Cambiando lo que haya que cambiar, pues ni los tiempos ni las circunstancias son las mismas, existe un cierto paralelismo entre la victoria del Partido Popular en las elecciones generales de 1996, y la actual. Entonces, el triunfo obtenido por José María Aznar, el día 3 de marzo, fue por un margen estrecho, mucho menor del que le vaticinaban los resultados de las encuestas.

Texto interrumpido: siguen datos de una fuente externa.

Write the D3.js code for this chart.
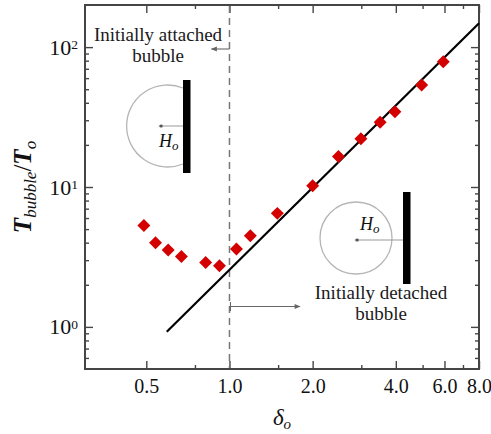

Los resultados quedaron así: Nueve millones setecientos dieciséis mil votos cayeron del lado de Aznar, que logró 156 escaños en el Congreso de los Diputados. Nueve millones cuatrocientos veinticinco mil seiscientos electores dieron su apoyo a Felipe González, que obtuvo 141 escaños en el Congreso.
Los resultados tan apretados, permitieron a Alfonso Guerra hablar de "una amarga victoria y de una "dulce derrota". La derrota dulce sería la del PSOE, que a pesar de los más de trece años de gobierno y todos los escándalos de corrupción y guerra sucia que habían dañado hondamente su imagen, no sufrieron la debacle que todos en el partido temían. La amarga victoria correspondería al Partido Popular que, en efecto, tenía la posibilidad de gobernar pero contando con apoyos externos.
Aznar, pues, se hallaba ante una encrucijada: para ser presidente del Gobierno no le quedaba más remedio que buscar el apoyo parlamentario de los partidos nacionalistas, con los que se llevaba a matar, Convergencia i Unió y el PNV. El problema era cómo negociar con los partidos nacionalistas hegemónicos después de haber llevado a cabo una política de rotunda descalificación al gobierno socialista precisamente por sus pactos con estas formaciones que, en opinión repetida por los dirigentes del PP, habían suspuesto la ruptura de la cohesión nacional y la venta de España en almoneda.
José María Aznar apenas celebró la victoria. Y hasta evitó la tradicional comparecencia ante los medios de comunicación. Como era y sigue siendo costumbre. Por ser consciente de que le iba a ser muy difícil gobernar. Hasta el punto de que sus primeras declaraciones fueron para reconocer las enormes dificultades que entrañaba el asunto. "Estoy dispuesto a hacer el mejor esfuerzo de responsabilidad y de política de pactos que garantice la gobernabilidad de España en los próximos cuatro años".
El PP, gracias a la habilidad de Aznar y a sus concesiones, que no fueron pocas, consiguió incluso que Jordi Pujol se olvidara de lo que los militantes populares gritaban delante de la sede de su partido en Madrid cuando aún no se conocían los resultados definitivos y la entusiasta "claque" pensaba en una holgada victoria: "Pujol, enano, habla castellano". Lo cual evidenciaba, al margen de lo ofensivo de la frase, que la distancia de los planteamientos entre PP y CIU podía llegar a ser insalvable.
Dos meses y poco duraron las conversaciones de Aznar con Pujol y Arzallus. Y, durante ese tiempo, hubo medios de comunicación que barajaron la hipótesis de que si el PP fracasaba en su intento de lograr compañeros de viaje, se convocaran nuevas elecciones generales. Y más aún: hubo las clásicas cabezas de huevo que propusieron formar un gobierno de gestión y al frente del cual debería estar un personaje neutral. Y, por último, que Aznar renunciase al cargo. Tampoco conviene olvidar que, en aquel tiempo, Julio Anguita hacía lo indecible para que Izquierda Unida pudiera adelantar al PSOE por la izquierda.
Insisto: el paralelismo existente entre lo ocurrido en 1996 con lo que está sucediendo en 2016 es palmario, claro, innegable. Eso sí, ojalá termine la semejanza, con aquellos tiempos, gobernando el partido más votado. Por el bien de los españoles. Y a otra cosa, mariposa.